A fun anecdote: I had to upgrade my home landline (I know, I know) from circuit switched to packet switched last week. I called the number I was told to call and I followed the upgrade procedure. I told them exactly what I wanted – the bare minimum necessary to move the phone circuit. No more. No less.
When the technician arrived to do the upgrade, he didn’t seem to know what was going on. Instead of giving me the replacement modem I asked for, he tried to give me their “upgraded, Cadillac model” home media gateway router. I told him that I didn’t need it. I had a perfectly good router/firewall. I had wireless in my house. I didn’t need this huge monstrosity. Yet, he persisted. No amount of explanation from me could make him understand I neither wanted or needed what he was trying to install.
Finally, I gave in. I let him finish his appointment and move on. Once he was gone, I disassembled the router and took it to the nearest cable company store. I walked in and explained exactly what I wanted and what I needed. It took the techs there less than five minutes to find my new device without the wireless or media gateway functionality. They provisioned it through their system and gave it to me. I plugged it in at home and everything worked just the way that it had before. No fuss.
The Field Isn’t Always Greener
Why is this story important? Because it should inform us at networking and systems professionals that there is no such thing as a truly greenfield deployment. Even the greenest field is just a covering for the brown dirt below. If you’re thinking to yourself, “But what about those really green installs with new sites or new organizations?” you obviously aren’t thinking about the total impact of what makes an install non-greenfield.
We tend to think of technology as the limiting factor in a deployment. How do we make the New Awesome System work with the Old Busted Stuff? How can we integrate the automated, orchestrated, programmable thingy with the old punchcard system that still requires people to manually touch things to work? When we try to decide how to make it all work together, our challenge is totally focused on the old tech.
But what if the tech isn’t the limiting factor? What if there are a whole host of other things that make this field of green a little harder to work with? What if it’s a completely new site but still requires a modem connection to process credit cards? What if the branch office computers have a mandate to run an anti-virus program and the branch bought all OS X or Linux machines? What if the completely new company wants you to setup a new office but only has $1000 budgeted for networking gear?
What Can Brown Do For You?
The key to a proper installation at a so-called “brownfield” site is to do your homework. You have to know before you ever walk in the door what is waiting for you. You have to have someone do a site evaluation. You need to know what tech is waiting for you and how it all works together. If the organization that you are doing the installation for can’t produce that information, you either need to sell them a service to do it for them or be prepared to walk away.
At the same time, you also need to account for all the other non-technical things that can crop up. You need to get buy in from management and IT for the project you’re doing. If not, you’re going to find that management and IT are going to use you as a scapegoat for every problem that has ever cropped up in the network. You’ll be a pariah before you ever flip a switch or plug in a cable. Ensuring that you have buy in at all levels is the key to ensuring that everyone is on the same page.

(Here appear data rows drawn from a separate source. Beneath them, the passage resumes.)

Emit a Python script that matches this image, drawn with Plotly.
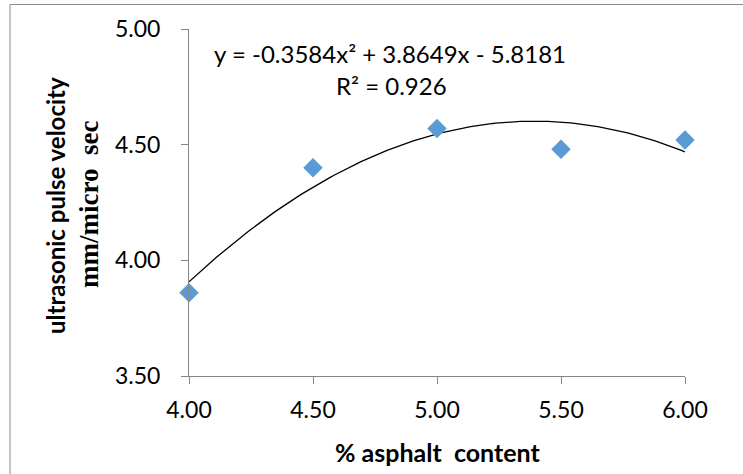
import numpy as np
import plotly.graph_objects as go

# Data
asphalt_content = [4.0, 4.5, 5.0, 5.5, 6.0]
pulse_velocity = [3.86, 4.40, 4.57, 4.48, 4.52]

# Published polynomial trendline (order 2)
coef_a = -0.3584
coef_b = 3.8649
coef_c = -5.8181
r_squared = 0.926

x_ticks = [4.0, 4.5, 5.0, 5.5, 6.0]
x_tick_labels = ["4.00", "4.50", "5.00", "5.50", "6.00"]
y_ticks = [3.5, 4.0, 4.5, 5.0]
y_tick_labels = ["3.50", "4.00", "4.50", "5.00"]

W, H = 743, 474
L, R, T, B = 189, 58, 29, 98
pw, ph = W - L - R, H - T - B

def px_x(px):
    return (px - L) / pw

def px_y(py):
    return (H - B - py) / ph

xf = np.linspace(min(asphalt_content), max(asphalt_content), 200)
yf = coef_a * xf ** 2 + coef_b * xf + coef_c

fig = go.Figure()
fig.add_trace(go.Scatter(
    x=xf, y=yf, mode="lines",
    line=dict(color="black", width=1.3),
    hoverinfo="skip", showlegend=False, cliponaxis=False,
))
fig.add_trace(go.Scatter(
    x=asphalt_content, y=pulse_velocity, mode="markers",
    marker=dict(symbol="diamond", size=15, color="#5B9BD5"),
    showlegend=False, cliponaxis=False,
))

tick_font = dict(family="Lato", size=23, color="black")
axis_color = "#868686"

fig.update_layout(
    width=W, height=H,
    margin=dict(l=L, r=R, t=T, b=B, autoexpand=False),
    paper_bgcolor="white", plot_bgcolor="white",
    xaxis=dict(
        range=[4.0, 6.0], tickvals=x_ticks, ticktext=x_tick_labels,
        showgrid=False, zeroline=False, showline=True, linecolor=axis_color, linewidth=1,
        ticks="outside", ticklen=7, tickcolor=axis_color, tickfont=tick_font,
        ticklabelstandoff=6,
    ),
    yaxis=dict(
        range=[3.5, 5.0], tickvals=y_ticks, ticktext=y_tick_labels,
        showgrid=False, zeroline=False, showline=True, linecolor=axis_color, linewidth=1,
        ticks="outside", ticklen=7, tickcolor=axis_color, tickfont=tick_font,
        ticklabelstandoff=16,
    ),
    shapes=[dict(
        type="rect", xref="paper", yref="paper",
        x0=px_x(10), x1=px_x(W + 20), y0=px_y(H + 20), y1=px_y(4.5),
        line=dict(color="#8c8c8c", width=1), fillcolor="rgba(0,0,0,0)", layer="below",
    )],
    annotations=[
        dict(
            text=f"y = {coef_a}x² + {coef_b}x - {abs(coef_c)}",
            xref="paper", yref="paper", x=px_x(390), y=px_y(53),
            showarrow=False, font=dict(family="Lato", size=24, color="black"),
            xanchor="center", yanchor="middle",
        ),
        dict(
            text=f"R² = {r_squared}",
            xref="paper", yref="paper", x=px_x(391), y=px_y(85),
            showarrow=False, font=dict(family="Lato", size=24, color="black"),
            xanchor="center", yanchor="middle",
        ),
        dict(
            text="<b>% asphalt  content</b>",
            xref="paper", yref="paper", x=px_x(437), y=px_y(452),
            showarrow=False, font=dict(family="Lato", size=25, color="black"),
            xanchor="center", yanchor="middle",
        ),
        dict(
            text="<b>ultrasonic pulse velocity</b>",
            xref="paper", yref="paper", x=px_x(55), y=px_y(206),
            showarrow=False, textangle=-90, font=dict(family="Lato", size=24, color="black"),
            xanchor="center", yanchor="middle",
        ),
        dict(
            text="<b>mm/micro  sec</b>",
            xref="paper", yref="paper", x=px_x(89), y=px_y(205),
            showarrow=False, textangle=-90,
            font=dict(family="Liberation Serif", size=27, color="black"),
            xanchor="center", yanchor="middle",
        ),
    ],
)

fig.write_html("out.html")
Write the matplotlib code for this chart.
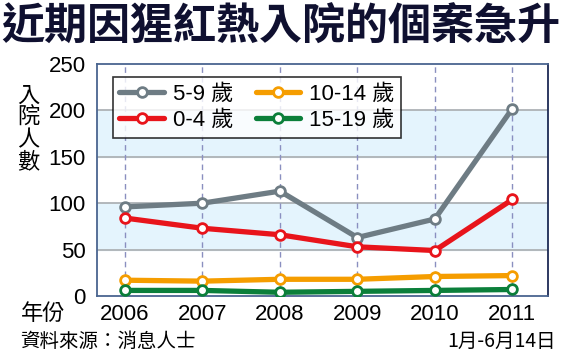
import matplotlib.pyplot as plt

years = [2006, 2007, 2008, 2009, 2010, 2011]
age_5_9 = [96, 100, 113, 63, 83, 202]
age_0_4 = [84, 73, 66, 53, 49, 104]
age_10_14 = [17, 16, 18, 18, 21, 22]
age_15_19 = [6, 6, 4, 5, 6, 7]
series_labels = ['5-9 歲', '0-4 歲', '10-14 歲', '15-19 歲']
series_colors = ['#6e7c84', '#e8141b', '#f59d00', '#0b7f3a']
y_ticks = [0, 50, 100, 150, 200, 250]

plt.rcParams['font.family'] = ['Liberation Sans', 'Noto Sans CJK TC']

fig = plt.figure(figsize=(5.61, 3.57), dpi=100)
ax = fig.add_axes([0.1729, 0.1709, 0.8039, 0.6498])

# light blue bands
for lo, hi in [(50, 100), (150, 200)]:
    ax.axhspan(lo, hi, color='#e4f4fd', zorder=0)
for y in y_ticks[1:-1]:
    ax.axhline(y, color='#a8acb0', lw=1.2, zorder=1)
for x in years:
    ax.axvline(x, color='#8a8fc0', lw=1, ls=(0, (4, 3)), zorder=1)

for vals, lab, col in zip([age_5_9, age_0_4, age_10_14, age_15_19], series_labels, series_colors):
    ax.plot(years, vals, color=col, lw=3.8, marker='o', markersize=7,
            markerfacecolor='white', markeredgecolor=col, markeredgewidth=2,
            label=lab, zorder=3, solid_capstyle='round')

ax.set_xlim(2005.64, 2011.46)
ax.set_ylim(0, 250)
ax.set_yticks(y_ticks)
ax.set_xticks(years)
ax.tick_params(length=0, labelsize=16, pad=6)
ax.tick_params(axis='y', pad=8)
for s in ax.spines.values():
    s.set_color('#4a6590')
    s.set_linewidth(1.3)
ax.spines['right'].set_color('#1c2a55')

leg = ax.legend(ncol=2, loc='upper left', bbox_to_anchor=(0.035, 0.944),
                fontsize=16, frameon=True, fancybox=False, edgecolor='black',
                handlelength=2.0, handletextpad=0.4, columnspacing=1.0,
                labelspacing=0.25, borderpad=0.3, borderaxespad=0)
leg.get_frame().set_linewidth(1.2)

fig.text(0.5, 0.925, '近期因猩紅熱入院的個案急升', ha='center', va='center',
         fontsize=31, fontweight='heavy', color='#0f1030', family='Noto Sans CJK TC')
fig.text(0.05, 0.64, '\n'.join('入院人數'), ha='center', va='center', fontsize=16,
         linespacing=0.95, family='Noto Sans CJK TC', fontweight='medium')
fig.text(0.038, 0.123, '年份', ha='left', va='center', fontsize=16,
         family='Noto Sans CJK TC', fontweight='medium')
fig.text(0.035, 0.045, '資料來源：消息人士', ha='left', va='center', fontsize=14,
         family='Noto Sans CJK TC', fontweight='light')
fig.text(0.99, 0.045, '1月-6月14日', ha='right', va='center', fontsize=14,
         family=['Liberation Sans Narrow', 'Noto Sans CJK TC'])

fig.savefig('out.png', dpi=100)
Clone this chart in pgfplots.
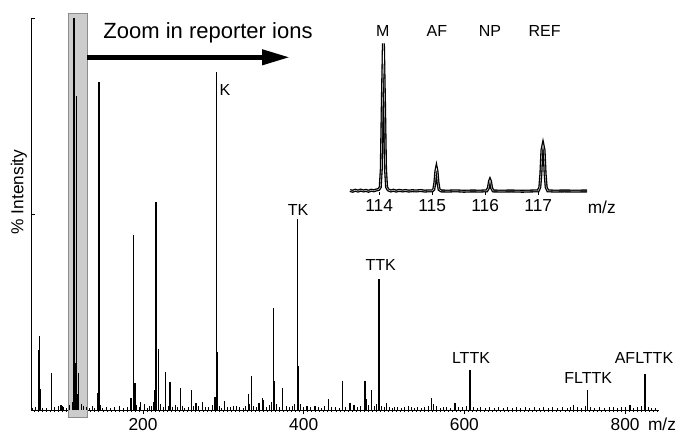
\documentclass[border=0pt]{standalone}
\usepackage{fontspec}
\setmainfont{Liberation Sans}
\usepackage{pgfplots}
\pgfplotsset{compat=1.18}
\usetikzlibrary{arrows.meta}
\newcommand\lab{\fontsize{12}{12}\selectfont}
\newcommand\tck{\fontsize{13}{13}\selectfont}

\begin{document}
\begin{tikzpicture}
\pgfplotsset{/pgf/number format/assume math mode=true}
% main spectrum, 1px = 0.75pt
\begin{axis}[
  at={(23.25pt,-307.5pt)}, anchor=south west,
  scale only axis, width=471pt, height=294pt,
  xmin=60.6, xmax=842.2, ymin=0, ymax=100,
  axis lines=left, axis line style={-, line width=0.6pt},
  xtick={200,400,600,800}, minor xtick={60,65,...,840},
  ytick={0,50,100}, yticklabels={},
  xtick align=outside, ytick align=inside,
  major tick length=3pt, minor tick length=1.5pt,
  tick style={black, line width=0.5pt},
  xticklabel style={font=\tck},
  clip=false]
\draw[fill=gray!40, draw=gray!90, line width=0.6pt] (axis cs:106.7,-2) rectangle (axis cs:130.3,101.3);
% baseline noise
\addplot[ycomb, black, line width=0.6pt, no markers] coordinates {
(62,0.5)(66,0.8)(75,0.6)(80,0.4)(90,0.7)(95,1.0)(97,1.4)(101,0.8)(105,0.5)(109,1.2)
(112,2.0)(113,3.5)(119,2.5)(123,1.5)(126,1.0)(129,0.8)(133,0.6)(137,0.9)(140,0.5)(147,1.2)
(150,0.6)(155,0.8)(160,0.5)(165,0.7)(170,0.9)(175,0.6)(180,0.8)(186,1.5)(192,1.2)(195,0.7)
(205,0.6)(208,0.9)(211,1.0)(213,2.0)(222,1.5)(225,0.8)(231,1.0)(237,0.7)(240,1.2)(243,0.8)
(249,0.9)(252,0.6)(256,0.8)(263,0.9)(269,1.0)(278,0.8)(282,0.7)(286,1.2)(295,1.0)(298,0.6)
(305,0.8)(309,0.7)(312,1.0)(320,0.8)(325,0.6)(328,0.9)(333,1.5)(338,1.0)(341,0.7)(353,0.8)
(357,1.2)(360,2.0)(366,1.5)(370,0.8)(378,1.0)(382,0.7)(386,0.9)(389,1.5)(396,1.5)(400,0.8)
(408,0.7)(418,0.8)(422,0.6)(426,0.9)(435,0.7)(440,0.8)(444,0.6)(452,0.8)(467,0.7)(471,0.9)
(481,1.2)(488,0.9)(491,1.5)(497,1.0)(500,0.7)(507,0.8)(510,0.6)(517,0.7)(521,0.6)(525,0.8)
(534,0.7)(538,0.6)(542,0.8)(546,0.6)(550,0.7)(555,1.0)(565,0.9)(570,0.6)(574,0.7)(583,0.6)
(593,0.8)(598,0.7)(603,1.0)(611,0.8)(616,0.6)(620,0.7)(626,0.6)(631,0.8)(637,0.6)(642,0.7)
(648,0.6)(653,0.8)(660,0.6)(665,0.7)(670,0.6)(676,0.8)(681,0.6)(687,0.7)(693,0.6)(698,0.8)
(704,0.6)(710,0.7)(716,0.6)(722,0.8)(728,0.6)(732,0.8)(740,0.7)(745,0.6)(750,1.0)(757,0.8)
(762,0.6)(768,0.7)(774,0.6)(785,0.7)(790,0.6)(796,0.7)(800,0.8)(810,0.6)(815,0.7)(820,1.0)
(829,0.8)(833,0.6)(838,0.5)};
% peaks
\addplot[ycomb, black, line width=0.95pt, no markers] coordinates {
(70.2,15.3)(71.4,18.9)(72.7,5.4)(86.0,9.5)(98.6,1.3)(99.5,1.0)
(114.1,100)(115.1,38)(116.1,12)(117.1,80)(118.2,4)(120.0,9.4)
(143.0,4.3)(145.1,83.7)
(185.0,3.0)(188.4,44.6)(190.0,7.0)(197.0,2.0)(202.0,1.5)
(214.5,5.0)(216.2,53.1)(219.0,15.5)
(228.0,9.8)(233.6,7.2)(246.5,5.6)(260.6,5.1)(266.0,1.9)(274.0,2.1)
(289.6,3.4)(291.1,86.1)(292.2,14.9)
(301.0,2.3)(316.6,1.0)
(331.0,4.0)(335.3,8.7)(344.5,1.9)(348.5,3.1)(350.0,2.5)
(362.6,25.9)(363.6,7.4)(374.0,5.6)
(392.4,48.7)(393.4,11.3)
(404.0,1.0)(414.0,1.0)(430.7,2.8)
(448.3,7.5)(457.6,1.9)(462.6,1.4)
(476.3,7.5)(477.4,2.7)(484.6,5.0)
(493.6,33.4)(494.6,9.6)
(503.0,1.7)(513.0,0.8)(530.0,1.1)
(559.3,3.0)(561.3,1.6)(578.0,0.7)(588.3,1.9)
(606.8,10.2)(607.8,3.7)
(735.5,1.2)(753.4,5.2)(781.0,0.8)(806.0,1.3)(824.6,9.2)(825.6,2.0)};
\node[font=\lab] at (axis cs:302.0,81.6) {K};
\node[font=\lab] at (axis cs:392.9,51.0) {TK};
\node[font=\lab] at (axis cs:495.8,37.0) {TTK};
\node[font=\lab] at (axis cs:608.2,13.3) {LTTK};
\node[font=\lab] at (axis cs:754.2,8.1) {FLTTK};
\node[font=\lab] at (axis cs:823.5,13.3) {AFLTTK};
\end{axis}

% inset: reporter ions
\begin{axis}[
  at={(262.5pt,-143.775pt)}, anchor=south west,
  scale only axis, width=177.75pt, height=111.3pt,
  xmin=113.45, xmax=117.92, ymin=0, ymax=100,
  hide y axis, axis x line*=bottom, x axis line style={draw=none},
  xtick={114,115,116,117}, xtick align=outside,
  major tick length=2.5pt, tick style={black, line width=0.5pt},
  xticklabel style={font=\tck},
  clip=false]
\addplot[black, line width=1pt, double=white, double distance=0.3pt, no markers] coordinates {
(113.45,0.8)(113.5,0.3)(113.55,1.0)(113.6,0.4)(113.65,1.1)(113.7,0.5)(113.75,0.9)(113.8,0.3)
(113.85,1.0)(113.9,0.6)(113.95,1.2)(113.99,1.5)
(114.02,3)(114.04,15)(114.06,60)(114.08,100)(114.10,60)(114.12,15)(114.14,3)
(114.17,1.2)(114.22,0.5)(114.27,1.0)(114.32,0.4)(114.38,0.9)(114.44,0.5)(114.5,0.8)(114.56,0.4)
(114.62,0.7)(114.7,0.5)(114.78,0.8)(114.86,0.4)(114.94,0.6)(115.0,0.5)
(115.03,1.5)(115.05,6)(115.07,14)(115.08,15.8)(115.09,14)(115.11,6)(115.13,1.5)
(115.17,0.5)(115.3,0.4)(115.45,0.6)(115.6,0.3)(115.75,0.5)(115.9,0.4)(116.03,0.6)
(116.06,2.5)(116.08,7)(116.09,7.9)(116.10,7)(116.12,2.5)
(116.15,0.5)(116.3,0.4)(116.5,0.5)(116.7,0.3)(116.9,0.5)(117.0,0.6)
(117.03,3)(117.05,12)(117.07,28)(117.09,31.5)(117.11,28)(117.13,12)(117.15,3)
(117.18,0.6)(117.3,0.4)(117.5,0.5)(117.7,0.4)(117.92,0.5)};
\node[font=\lab] at (axis cs:114.07,108.3) {M};
\node[font=\lab] at (axis cs:115.09,108.3) {AF};
\node[font=\lab] at (axis cs:116.09,108.3) {NP};
\node[font=\lab] at (axis cs:117.12,108.3) {REF};
\end{axis}

% overlays in pixel units
\begin{scope}[x=0.75pt, y=-0.75pt]
\path[use as bounding box] (0,0) rectangle (680,430);
\draw[line width=3.75pt, -{Triangle[length=21pt, width=11pt]}] (87,57.3) -- (290,57.3);
\node[font=\fontsize{16.5}{16.5}\selectfont] at (208,33) {Zoom in reporter ions};
\node[font=\tck, rotate=90] at (19,192) {\% Intensity};
\node[font=\tck] at (662,424) {m/z};
\node[font=\tck] at (601.7,207) {m/z};
\end{scope}
\end{tikzpicture}
\end{document}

You also need to make sure that you’re setting proper expectations. What are people expecting from this installation? Are their assumptions about the outcome reasonable? Are you going to get stuck holding the bag when the New Awesome Thing fails to live up to the lofty goals it was sold on? Note that this isn’t always the “us vs. them” mentality of sales and engineering either. Sometimes a customer has it in their head that something is going to do a thing or act a certain way and there’s nothing you can do to dissuade the customer. You need to know what they are expecting before you ever try to install or configure a device.
Greenfield sites are the unicorn that is both mythical and alluring to us all. We want to believe that will one day not have to work under constraints and be free to set things up in a way that we want. Sadly, much like that unicorn, we all know that true greenfield sites will never truly exist. You’re always going to be working under some kind of constraint. Some kind of restriction. It’s not always technically in nature either. But proper planning and communication will prevent your brown grass deployment from becoming a quagmire of quicksand.
Excellent article, I have friends who jump from gig to gig every few years because they’re searching for the mythical Greenfield. Thank you for articulating why it will never exist.
Greenfields only happen on low-to-no budget anyway most of the time. D-link, here we come!